Data listing:
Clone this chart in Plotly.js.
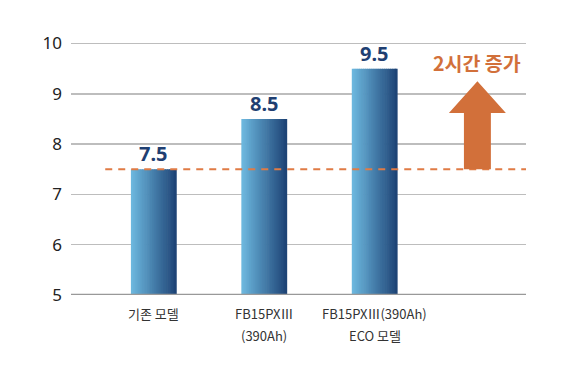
<!DOCTYPE html>
<html><head><meta charset="utf-8">
<script src="https://cdn.plot.ly/plotly-3.0.1.min.js"></script>
<style>html,body{margin:0;padding:0;background:#fff}#chart{width:568px;height:378px}</style>
</head><body><div id="chart"></div>
<script>
const categories = ['기존 모델', 'FB15PXⅢ<br>(390Ah)', 'FB15PXⅢ(390Ah)<br>ECO 모델'];
const hours = [7.5, 8.5, 9.5];
const valueLabels = ['7.5', '8.5', '9.5'];
const increaseLabel = '2시간 증가';
const yTicks = [5, 6, 7, 8, 9, 10];

const xs = categories.map((c, i) => i);
const barW = 0.415, N = 24;
const c0 = [108, 183, 222], c1 = [30, 68, 118];
const traces = [];
for (let k = 0; k < N; k++) {
  const t = k / (N - 1);
  const col = c0.map((v, j) => Math.round(v + (c1[j] - v) * t));
  const sw = barW / N;
  traces.push({
    type: 'bar', x: xs, y: hours, base: 0,
    width: sw * 1.35, offset: -barW / 2 + k * sw - (k === N - 1 ? sw * 0.35 : 0),
    marker: {color: `rgb(${col.join(',')})`, line: {width: 0}},
    hoverinfo: 'skip', showlegend: false
  });
}
const baseVal = hours[0], topVal = hours[hours.length - 1];
traces.push({
  type: 'scatter', mode: 'lines', x: [-0.44, 3.4], y: [baseVal, baseVal],
  line: {color: '#E07B45', width: 2, dash: '7px,6px'}, hoverinfo: 'skip', showlegend: false
});
const ax = 2.93, sh = 0.122, hh = 0.258;
const tip = topVal - 0.25, headBase = topVal - 0.88;
traces.push({
  type: 'scatter', mode: 'lines', fill: 'toself', fillcolor: '#D2703A',
  x: [ax - sh, ax - sh, ax - hh, ax, ax + hh, ax + sh, ax + sh, ax - sh],
  y: [baseVal, headBase, headBase, tip, headBase, headBase, baseVal, baseVal],
  line: {width: 0, color: '#D2703A'}, hoverinfo: 'skip', showlegend: false
});

const annotations = hours.map((v, i) => ({
  x: xs[i], y: v, text: '<b>' + valueLabels[i] + '</b>', showarrow: false,
  yanchor: 'bottom', yshift: 0, font: {family: 'Noto Sans, sans-serif', size: 20, color: '#1F3F72'}
}));
annotations.push({
  x: ax, y: topVal + 0.12, text: '<b>' + increaseLabel + '</b>', showarrow: false,
  font: {family: 'Noto Sans CJK KR, sans-serif', size: 19.5, color: '#D2703A'}
});
categories.forEach((c, i) => c.split('<br>').forEach((line, j) => annotations.push({
  x: xs[i], y: 5, text: line, showarrow: false, yanchor: 'middle', yshift: -18 - 22 * j,
  font: {family: 'Noto Sans CJK KR, sans-serif', size: 13, color: '#333'}
})));

const layout = {
  width: 568, height: 378, margin: {l: 71, r: 42, t: 40, b: 83},
  paper_bgcolor: '#fff', plot_bgcolor: '#fff', barmode: 'overlay',
  xaxis: {range: [-0.75, 3.37], showgrid: false, zeroline: false, showticklabels: false, fixedrange: true},
  yaxis: {range: [5, 10.07], tickvals: yTicks, ticktext: yTicks.map(String), showgrid: true,
    gridcolor: '#BDBDBD', gridwidth: 1.5, zeroline: false, ticks: '', ticklen: 0,
    tickfont: {family: 'Noto Sans, sans-serif', size: 17, color: '#222'}, ticklabelstandoff: 8},
  shapes: [{type: 'line', xref: 'paper', yref: 'y', x0: 0, x1: 1, y0: 5, y1: 5, line: {color: '#999', width: 2.5}}],
  annotations: annotations
};
Plotly.newPlot('chart', traces, layout, {displayModeBar: false, staticPlot: true});
</script></body></html>
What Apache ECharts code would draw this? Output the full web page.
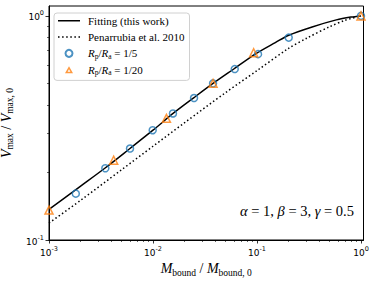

*Stated goal*
Retype all entries exactly as they appear, dropping the images.

*Finished task*
Clone this chart in Plotly.js.
<!DOCTYPE html>
<html><head><meta charset="utf-8">
<script src="https://cdn.plot.ly/plotly-3.0.1.min.js"></script>
<style>html,body{margin:0;padding:0;background:#fff}#chart{width:568px;height:378px}</style>
</head><body><div id="chart"></div>
<script>
const categories = ['기존 모델', 'FB15PXⅢ<br>(390Ah)', 'FB15PXⅢ(390Ah)<br>ECO 모델'];
const hours = [7.5, 8.5, 9.5];
const valueLabels = ['7.5', '8.5', '9.5'];
const increaseLabel = '2시간 증가';
const yTicks = [5, 6, 7, 8, 9, 10];

const xs = categories.map((c, i) => i);
const barW = 0.415, N = 24;
const c0 = [108, 183, 222], c1 = [30, 68, 118];
const traces = [];
for (let k = 0; k < N; k++) {
  const t = k / (N - 1);
  const col = c0.map((v, j) => Math.round(v + (c1[j] - v) * t));
  const sw = barW / N;
  traces.push({
    type: 'bar', x: xs, y: hours, base: 0,
    width: sw * 1.35, offset: -barW / 2 + k * sw - (k === N - 1 ? sw * 0.35 : 0),
    marker: {color: `rgb(${col.join(',')})`, line: {width: 0}},
    hoverinfo: 'skip', showlegend: false
  });
}
const baseVal = hours[0], topVal = hours[hours.length - 1];
traces.push({
  type: 'scatter', mode: 'lines', x: [-0.44, 3.4], y: [baseVal, baseVal],
  line: {color: '#E07B45', width: 2, dash: '7px,6px'}, hoverinfo: 'skip', showlegend: false
});
const ax = 2.93, sh = 0.122, hh = 0.258;
const tip = topVal - 0.25, headBase = topVal - 0.88;
traces.push({
  type: 'scatter', mode: 'lines', fill: 'toself', fillcolor: '#D2703A',
  x: [ax - sh, ax - sh, ax - hh, ax, ax + hh, ax + sh, ax + sh, ax - sh],
  y: [baseVal, headBase, headBase, tip, headBase, headBase, baseVal, baseVal],
  line: {width: 0, color: '#D2703A'}, hoverinfo: 'skip', showlegend: false
});

const annotations = hours.map((v, i) => ({
  x: xs[i], y: v, text: '<b>' + valueLabels[i] + '</b>', showarrow: false,
  yanchor: 'bottom', yshift: 0, font: {family: 'Noto Sans, sans-serif', size: 20, color: '#1F3F72'}
}));
annotations.push({
  x: ax, y: topVal + 0.12, text: '<b>' + increaseLabel + '</b>', showarrow: false,
  font: {family: 'Noto Sans CJK KR, sans-serif', size: 19.5, color: '#D2703A'}
});
categories.forEach((c, i) => c.split('<br>').forEach((line, j) => annotations.push({
  x: xs[i], y: 5, text: line, showarrow: false, yanchor: 'middle', yshift: -18 - 22 * j,
  font: {family: 'Noto Sans CJK KR, sans-serif', size: 13, color: '#333'}
})));

const layout = {
  width: 568, height: 378, margin: {l: 71, r: 42, t: 40, b: 83},
  paper_bgcolor: '#fff', plot_bgcolor: '#fff', barmode: 'overlay',
  xaxis: {range: [-0.75, 3.37], showgrid: false, zeroline: false, showticklabels: false, fixedrange: true},
  yaxis: {range: [5, 10.07], tickvals: yTicks, ticktext: yTicks.map(String), showgrid: true,
    gridcolor: '#BDBDBD', gridwidth: 1.5, zeroline: false, ticks: '', ticklen: 0,
    tickfont: {family: 'Noto Sans, sans-serif', size: 17, color: '#222'}, ticklabelstandoff: 8},
  shapes: [{type: 'line', xref: 'paper', yref: 'y', x0: 0, x1: 1, y0: 5, y1: 5, line: {color: '#999', width: 2.5}}],
  annotations: annotations
};
Plotly.newPlot('chart', traces, layout, {displayModeBar: false, staticPlot: true});
</script></body></html>
What Apache ECharts code would draw this? Output the full web page.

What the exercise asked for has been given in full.